A Victorian Bishop is quoted from the foreword to the book:

To consolidate the Empire, and to animate it as a whole with noble ideas, is one of the greatest needs and duties of the present day; and an empire, like an admiral, lives not by bread alone, but by its sentiments, its ambitions, its ideals.

LT, perhaps rightly, wrote that many Bishops of 2008 would call the Victorian a 'fascist'. But I wanted to comment on the inherent tension between empire and patriotism, I wrote:

Substitute 'international community' for empire and you'd be hard-pressed to find a Bishop who doesn't swoon with relief at being offered the soft alternative.

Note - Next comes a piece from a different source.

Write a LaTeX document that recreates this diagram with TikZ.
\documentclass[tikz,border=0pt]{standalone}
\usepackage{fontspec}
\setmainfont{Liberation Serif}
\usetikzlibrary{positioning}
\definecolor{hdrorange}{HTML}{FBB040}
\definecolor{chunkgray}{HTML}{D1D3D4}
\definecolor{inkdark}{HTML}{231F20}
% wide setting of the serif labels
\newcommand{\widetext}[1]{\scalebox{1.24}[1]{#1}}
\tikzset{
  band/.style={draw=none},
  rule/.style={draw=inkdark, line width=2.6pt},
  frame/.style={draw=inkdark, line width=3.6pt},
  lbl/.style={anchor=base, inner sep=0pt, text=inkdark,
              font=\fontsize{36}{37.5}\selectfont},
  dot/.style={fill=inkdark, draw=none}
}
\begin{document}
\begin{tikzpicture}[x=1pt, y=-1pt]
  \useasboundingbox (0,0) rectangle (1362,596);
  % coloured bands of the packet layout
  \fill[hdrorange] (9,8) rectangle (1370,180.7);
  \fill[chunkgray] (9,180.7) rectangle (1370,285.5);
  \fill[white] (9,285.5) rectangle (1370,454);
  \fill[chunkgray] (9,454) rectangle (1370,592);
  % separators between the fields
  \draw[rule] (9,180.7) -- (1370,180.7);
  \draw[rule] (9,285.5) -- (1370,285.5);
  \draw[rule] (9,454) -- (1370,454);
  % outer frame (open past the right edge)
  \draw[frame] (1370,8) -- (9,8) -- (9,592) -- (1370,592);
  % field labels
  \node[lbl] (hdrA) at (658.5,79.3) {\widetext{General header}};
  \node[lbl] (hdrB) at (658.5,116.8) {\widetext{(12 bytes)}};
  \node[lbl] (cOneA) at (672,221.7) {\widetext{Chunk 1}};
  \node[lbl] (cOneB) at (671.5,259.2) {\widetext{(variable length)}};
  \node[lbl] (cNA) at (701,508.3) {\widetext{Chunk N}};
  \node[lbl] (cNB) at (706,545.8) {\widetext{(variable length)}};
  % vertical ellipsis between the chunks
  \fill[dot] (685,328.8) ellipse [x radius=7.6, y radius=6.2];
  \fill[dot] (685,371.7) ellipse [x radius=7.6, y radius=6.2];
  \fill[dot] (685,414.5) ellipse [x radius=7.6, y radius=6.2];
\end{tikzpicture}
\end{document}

The Bishops pretend not to see that the 'international community' pursues the same ends as empire, and readily resorts to hard-empire military invasions when frustrated.

Empire and patriotism are, almost by definition, polar opposites, but like the Victorians we are being trained not to see this.
A.L. Morton in 'A People's History of England' wrote:

It is entirely characteristic that it was just as the Tory Party ceased to be really representative of the landowners that it adopted a pretentiously self conscious 'Merrie England' propaganda patter. The peculiar task of Disraeli was to reconcile the English aristocracy to their position of junior partner in the firm of Imperialism Unlimited.

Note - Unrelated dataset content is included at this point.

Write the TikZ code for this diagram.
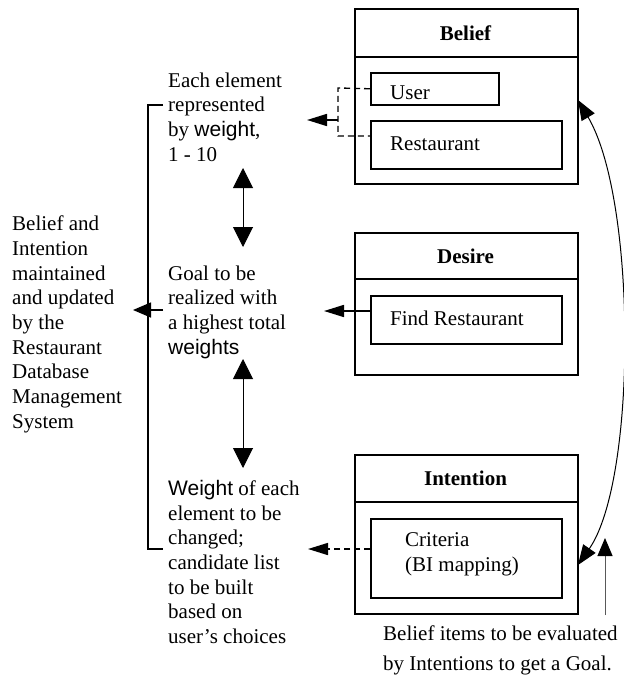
\documentclass[tikz,border=0pt]{standalone}
\usepackage{fontspec}
\setmainfont{Liberation Serif}
\newfontfamily\arialfont{Liberation Sans}
\usetikzlibrary{arrows.meta}
\newcommand{\wt}[1]{{\arialfont #1}}

\begin{document}
\begin{tikzpicture}[x=1pt, y=-1pt]
  \tikzset{
    txt/.style={font=\fontsize{21}{24.7}\selectfont, inner sep=0pt, align=left, anchor=north west},
    title_txt/.style={font=\fontsize{21}{25}\selectfont\bfseries, inner sep=0pt},
    outer_box/.style={draw, line width=1.6pt, minimum width=223, inner sep=0pt, anchor=north west},
    inner_box/.style={draw, line width=1.6pt, inner sep=0pt, anchor=north west},
    divider/.style={line width=1.2pt},
    small_tip/.style={-{Triangle[length=20pt, width=12pt]}},
    big_tips/.style={{Triangle[length=20pt, width=20pt]}-{Triangle[length=20pt, width=20pt]}},
    dash_line/.style={line width=1.4pt, dash pattern=on 6pt off 4pt}
  }
  \useasboundingbox (0,0) rectangle (623,679);

  % belief
  \node[outer_box, minimum height=175] (belief) at (354,8) {};
  \draw[divider] (354,57) -- (577,57);
  \node[title_txt] (belief_title) at (465.5,33) {Belief};
  \node[inner_box, minimum width=128, minimum height=32] (user) at (370,72) {};
  \node[txt, anchor=base west] (user_txt) at (390,100) {User};
  \node[inner_box, minimum width=191, minimum height=48] (restaurant) at (370,120) {};
  \node[txt, anchor=base west] (restaurant_txt) at (390,150) {Restaurant};

  % desire
  \node[outer_box, minimum height=142] (desire) at (354,232) {};
  \draw[divider] (354,279) -- (577,279);
  \node[title_txt] (desire_title) at (465.5,256) {Desire};
  \node[inner_box, minimum width=191, minimum height=48] (find) at (370,295) {};
  \node[txt, anchor=base west] (find_txt) at (390,325) {Find Restaurant};

  % intention
  \node[outer_box, minimum height=159] (intention) at (354,454) {};
  \draw[divider] (354,502) -- (577,502);
  \node[title_txt] (intention_title) at (465.5,478) {Intention};
  \node[inner_box, minimum width=191, minimum height=79] (criteria) at (370,518) {};
  \node[txt] (criteria_txt) at (405,532.5) {Criteria\\(BI mapping)};

  % notes
  \node[txt] (weight_note) at (168,72.5) {Each element\\represented\\by \wt{weight},\\1 - 10};
  \node[txt] (goal_note) at (168,265.5) {Goal to be\\realized with\\a highest total\\\wt{weights}};
  \node[txt] (change_note) at (168,480) {\wt{Weight} of each\\element to be\\changed;\\candidate list\\to be built\\based on\\user's choices};
  \node[txt] (db_note) at (12,215.7) {Belief and\\Intention\\maintained\\and updated\\by the\\Restaurant\\Database\\Management\\System};
  \node[txt, font=\fontsize{21}{30}\selectfont] (eval_note) at (383,625.5) {Belief items to be evaluated\\by Intentions to get a Goal.};

  % characteristic coordinates
  \coordinate (b_low) at (370,136);
  \coordinate (b_split) at (338,120);
  \coordinate (b_tip) at (307,120);
  \coordinate (d_out) at (370,311);
  \coordinate (d_tip) at (324,311);
  \coordinate (i_out) at (370,549);
  \coordinate (i_tip) at (308,549);
  \coordinate (br_top) at (163,105);
  \coordinate (br_bot) at (163,549);
  \coordinate (br_out) at (163,310);
  \coordinate (br_tip) at (133,310);
  \coordinate (wg_top) at (243,168);
  \coordinate (wg_bot) at (243,247);
  \coordinate (gc_top) at (243,359);
  \coordinate (gc_bot) at (243,468);
  \coordinate (belief_hook) at (578,100);
  \coordinate (intent_hook) at (578,565);
  \coordinate (eval_foot) at (605,615);
  \coordinate (eval_tip) at (605,538);

  % connectors
  \draw[dash_line] (user.west) -- (338,88) -- (338,136) -- (b_low);
  \draw[line width=1.6pt, small_tip] (b_split) -- (b_tip);
  \draw[line width=1.6pt, small_tip] (d_out) -- (d_tip);
  \draw[dash_line, line width=1.6pt, small_tip] (i_out) -- (i_tip);
  \draw[line width=1.6pt] (br_top) -- (148,105) -- (148,549) -- (br_bot);
  \draw[line width=1.6pt, -{Triangle[length=18pt, width=15pt]}] (br_out) -- (br_tip);
  \draw[line width=1pt, big_tips] (wg_top) -- (wg_bot);
  \draw[line width=1pt, big_tips] (gc_top) -- (gc_bot);
  \draw[line width=1pt, {Triangle[length=20pt, width=15pt]}-{Triangle[length=20pt, width=15pt]}]
    (belief_hook) .. controls (637,200) and (637,480) .. (intent_hook);
  \draw[line width=1pt, draw=gray!70!black, -{Triangle[length=18pt, width=15pt, color=black]}]
    (eval_foot) -- (eval_tip);
\end{tikzpicture}
\end{document}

Topical substitutions for key words in that passage, and parallels with today's Empire, are various and obvious.

Here is the quotation from Morton in context:

It was during the government of Gladstone that attention was forced upon Ireland by the Fenians. Nothing could be more revealing than Gladstone’s famous exclamation when he was called on to take office in 1968, ‘My mission is to pacify Ireland.’ Here ‘pacify’ is the operative word. For all sections of the ruling class, Ireland was a conquered province to be governed in their interests, peacefully if possible, but by violence when necessary. It was within the limits set by this conception that the whole struggle between Liberals and Tories over the Irish question was waged during the late nineteenth century. Their differences were purely tactical and it was among the working class alone that the belief that Ireland was a nation with the right to determine its own destiny found any support.

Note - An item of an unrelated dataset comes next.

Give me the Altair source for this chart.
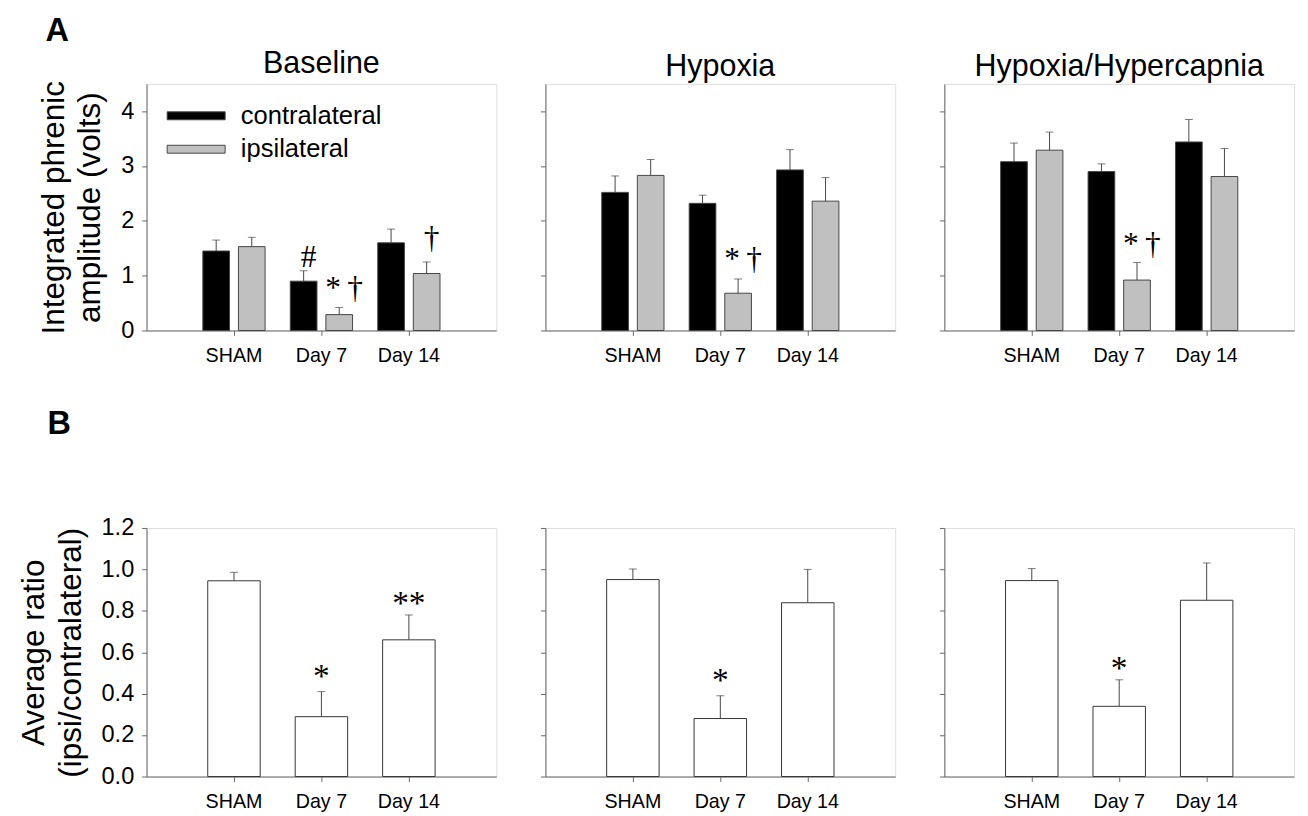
import altair as alt
import pandas as pd

groups = ["SHAM", "Day 7", "Day 14"]
sides = ["contralateral", "ipsilateral"]
conditions = ["Baseline", "Hypoxia", "Hypoxia/Hypercapnia"]

# Panel A: integrated phrenic amplitude (volts), mean and SEM
baseline_contra = [1.45, 0.90, 1.60]
baseline_contra_sem = [0.20, 0.19, 0.25]
baseline_ipsi = [1.53, 0.29, 1.04]
baseline_ipsi_sem = [0.17, 0.13, 0.21]

hypoxia_contra = [2.52, 2.32, 2.93]
hypoxia_contra_sem = [0.30, 0.15, 0.37]
hypoxia_ipsi = [2.83, 0.68, 2.36]
hypoxia_ipsi_sem = [0.29, 0.26, 0.43]

hyper_contra = [3.08, 2.90, 3.44]
hyper_contra_sem = [0.34, 0.14, 0.41]
hyper_ipsi = [3.29, 0.92, 2.81]
hyper_ipsi_sem = [0.33, 0.32, 0.51]

# Panel B: average ratio ipsi/contralateral, mean and SEM
baseline_ratio = [0.945, 0.289, 0.66]
baseline_ratio_sem = [0.041, 0.121, 0.12]
hypoxia_ratio = [0.951, 0.28, 0.839]
hypoxia_ratio_sem = [0.051, 0.11, 0.161]
hyper_ratio = [0.946, 0.339, 0.851]
hyper_ratio_sem = [0.058, 0.128, 0.18]

# significance marks
a_note_cond = ["Baseline", "Baseline", "Baseline", "Hypoxia", "Hypoxia/Hypercapnia"]
a_note_group = ["Day 7", "Day 7", "Day 14", "Day 7", "Day 7"]
a_note_side = ["contralateral", "ipsilateral", "ipsilateral", "ipsilateral", "ipsilateral"]
a_note_text = ["#", "*\u2009†", "†", "*\u2009†", "*\u2009†"]
a_note_y = [1.34, 0.77, 1.68, 1.30, 1.57]

b_note_cond = ["Baseline", "Baseline", "Hypoxia", "Hypoxia/Hypercapnia"]
b_note_group = ["Day 7", "Day 14", "Day 7", "Day 7"]
b_note_text = ["*", "**", "*", "*"]
b_note_y = [0.48, 0.83, 0.46, 0.52]

FONT = "Liberation Sans"
SERIF = "Liberation Serif"
W = 356
H_TOP = 251
H_BOT = 253
EDGE = "#444444"

x_scale = alt.Scale(domain=groups, paddingInner=0, paddingOuter=0.5)
x_axis = alt.Axis(title=None, labelAngle=0, labelFontSize=20, labelFont=FONT, tickSize=5,
                  labelPadding=11, labelColor="black", domainColor="#666666", tickColor="#666666")


def y_axis(first, values, title, fmt=None):
    kw = dict(values=values, tickSize=5, grid=False, domainColor="#666666", tickColor="#666666")
    if first:
        kw.update(labelFontSize=24, labelFont=FONT, labelColor="black", labelPadding=8,
                  title=title, titleFontSize=32, titleFont=FONT, titleFontWeight="normal",
                  titleColor="black", titleLineHeight=37, titlePadding=14)
        if fmt:
            kw["format"] = fmt
    else:
        kw.update(labels=False, title=None)
    return alt.Axis(**kw)


def top_panel(cond, contra, contra_sem, ipsi, ipsi_sem, first):
    rows = []
    for g, m, s in zip(groups, contra, contra_sem):
        rows.append({"group": g, "side": "contralateral", "mean": m, "top": m + s})
    for g, m, s in zip(groups, ipsi, ipsi_sem):
        rows.append({"group": g, "side": "ipsilateral", "mean": m, "top": m + s})
    df = pd.DataFrame(rows)
    notes = pd.DataFrame([
        {"group": g, "side": sd, "label": t, "y": yv}
        for c, g, sd, t, yv in zip(a_note_cond, a_note_group, a_note_side, a_note_text, a_note_y)
        if c == cond
    ])
    xenc = alt.X("group:N", sort=groups, scale=x_scale, axis=x_axis)
    xo = alt.XOffset("side:N", sort=sides,
                     scale=alt.Scale(domain=sides, paddingInner=0.25, paddingOuter=0.354))
    ys = alt.Scale(domain=[0, 4.5], nice=False)
    yax = y_axis(first, [0, 1, 2, 3, 4], ["Integrated phrenic", "amplitude (volts)"])
    if first:
        leg = alt.Legend(orient="none", legendX=37, legendY=19, title=None,
                         symbolType="M-2.27,-0.31H2.27V0.31H-2.27Z", symbolSize=676,
                         labelFontSize=26, labelFont=FONT, labelColor="black",
                         symbolStrokeColor=EDGE, symbolStrokeWidth=1, symbolOpacity=1,
                         rowPadding=7, labelOffset=32, padding=0)
    else:
        leg = None
    color = alt.Color("side:N", sort=sides,
                      scale=alt.Scale(domain=sides, range=["#000000", "#c0c0c0"]), legend=leg)
    bars = alt.Chart(df).mark_bar(stroke=EDGE, strokeWidth=1).encode(
        x=xenc, xOffset=xo, y=alt.Y("mean:Q", scale=ys, axis=yax), color=color)
    err = alt.Chart(df).mark_rule(color=EDGE, strokeWidth=1).encode(
        x=xenc, xOffset=xo, y=alt.Y("mean:Q", scale=ys, axis=yax), y2="top:Q")
    cap = alt.Chart(df).mark_tick(color=EDGE, size=8, thickness=1).encode(
        x=xenc, xOffset=xo, y=alt.Y("top:Q", scale=ys, axis=yax))
    txt = alt.Chart(notes).mark_text(font=SERIF, fontSize=32, baseline="middle", dx=5,
                                     color="black").encode(
        x=xenc, xOffset=xo, y=alt.Y("y:Q", scale=ys, axis=yax), text="label:N")
    return alt.layer(bars, err, cap, txt).properties(
        width=W, height=H_TOP,
        title=alt.TitleParams(cond, fontSize=31, font=FONT, fontWeight="normal",
                              color="black", offset=1))


def bottom_panel(cond, vals, sems, first):
    df = pd.DataFrame({"group": groups, "ratio": vals,
                       "top": [v + s for v, s in zip(vals, sems)]})
    notes = pd.DataFrame([
        {"group": g, "label": t, "y": yv}
        for c, g, t, yv in zip(b_note_cond, b_note_group, b_note_text, b_note_y)
        if c == cond
    ])
    xenc = alt.X("group:N", sort=groups, scale=x_scale, axis=x_axis)
    ys = alt.Scale(domain=[0, 1.2], nice=False)
    yax = y_axis(first, [0, 0.2, 0.4, 0.6, 0.8, 1.0, 1.2],
                 ["Average ratio", "(ipsi/contralateral)"], fmt=".1f")
    bars = alt.Chart(df).mark_bar(fill="white", stroke="#333333", strokeWidth=1,
                                  width=alt.RelativeBandSize(0.6)).encode(
        x=xenc, y=alt.Y("ratio:Q", scale=ys, axis=yax))
    err = alt.Chart(df).mark_rule(color=EDGE, strokeWidth=1).encode(
        x=xenc, y=alt.Y("ratio:Q", scale=ys, axis=yax), y2="top:Q")
    cap = alt.Chart(df).mark_tick(color=EDGE, size=8, thickness=1).encode(
        x=xenc, y=alt.Y("top:Q", scale=ys, axis=yax))
    txt = alt.Chart(notes).mark_text(font=SERIF, fontSize=34, baseline="middle",
                                     color="black").encode(
        x=xenc, y=alt.Y("y:Q", scale=ys, axis=yax), text="label:N")
    return alt.layer(bars, err, cap, txt).properties(width=W, height=H_BOT)


row_a = alt.hconcat(
    top_panel("Baseline", baseline_contra, baseline_contra_sem, baseline_ipsi, baseline_ipsi_sem, True),
    top_panel("Hypoxia", hypoxia_contra, hypoxia_contra_sem, hypoxia_ipsi, hypoxia_ipsi_sem, False),
    top_panel("Hypoxia/Hypercapnia", hyper_contra, hyper_contra_sem, hyper_ipsi, hyper_ipsi_sem, False),
    spacing=43,
).resolve_legend(color="independent").properties(
    title=alt.TitleParams("A", anchor="start", fontSize=33, font=FONT, fontWeight="bold",
                          color="black", offset=0, dx=8))

row_b = alt.hconcat(
    bottom_panel("Baseline", baseline_ratio, baseline_ratio_sem, True),
    bottom_panel("Hypoxia", hypoxia_ratio, hypoxia_ratio_sem, False),
    bottom_panel("Hypoxia/Hypercapnia", hyper_ratio, hyper_ratio_sem, False),
    spacing=43,
).properties(
    title=alt.TitleParams("B", anchor="start", fontSize=33, font=FONT, fontWeight="bold",
                          color="black", offset=76, dx=30))

chart = alt.vconcat(row_a, row_b, spacing=42).properties(
    padding={"left": 10, "top": 0, "right": 5, "bottom": 0}
).configure_view(stroke=None).configure(font=FONT)

chart.save("out.html", embed_options={"renderer": "svg", "actions": False})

One outstanding event of the period, and the one which marks decisively the turn into a new age, must receive more detailed consideration in a later chapter.* This was the purchase by the British government in 1875, on the initiative of Disraeli and with the assistance of the Rothschilds, of the shares in the Suez canal held by the Khedive of Egypt. It is important both for its place in the development of the British Empire and for the close co-operation it reveals between the Tory government and the powerful international financial oligarchy.

New figures appear on the scene, Goschens, Cassels and the like, to balance the already established Barings and Rothschilds, and they exercise an increasing influence upon British policy and turn it into a new direction. As they grew in power, and as the influence of banking over industry extended, the Liberal party became more and more a party of the middle class and its authority diminished while the rise of the Labour party on the other side ate away its mass basis among the workers. It is entirely characteristic that it was just as the Tory Party ceased to be really representative of the landowners that it adopted a pretentiously self conscious 'Merrie England' propaganda patter. The peculiar task of Disraeli was to reconcile the English aristocracy to their position of junior partner in the firm of Imperialism Unlimited.

It was indeed a pressing necessity for the British bourgeoisie to learn new ways, for in the late 1870s a deep economic and social crisis was upon them, not to be overcome so lightly as the periodic crises of the bounding years of dominant Liberalism.

* Morton's account of the British Empire in Egypt forms Part II of this posting.

Earlier in Chapter I, Morton had written of Disraeli:

The revolt against Peel was led by a young and almost unknown Jewish politician, Benjamin Disraeli, and it was Disraeli who re-created the Tory party at the beginning of the age of imperialism, no longer primarily as a party of the landowners but as the party of the new power of finance capital.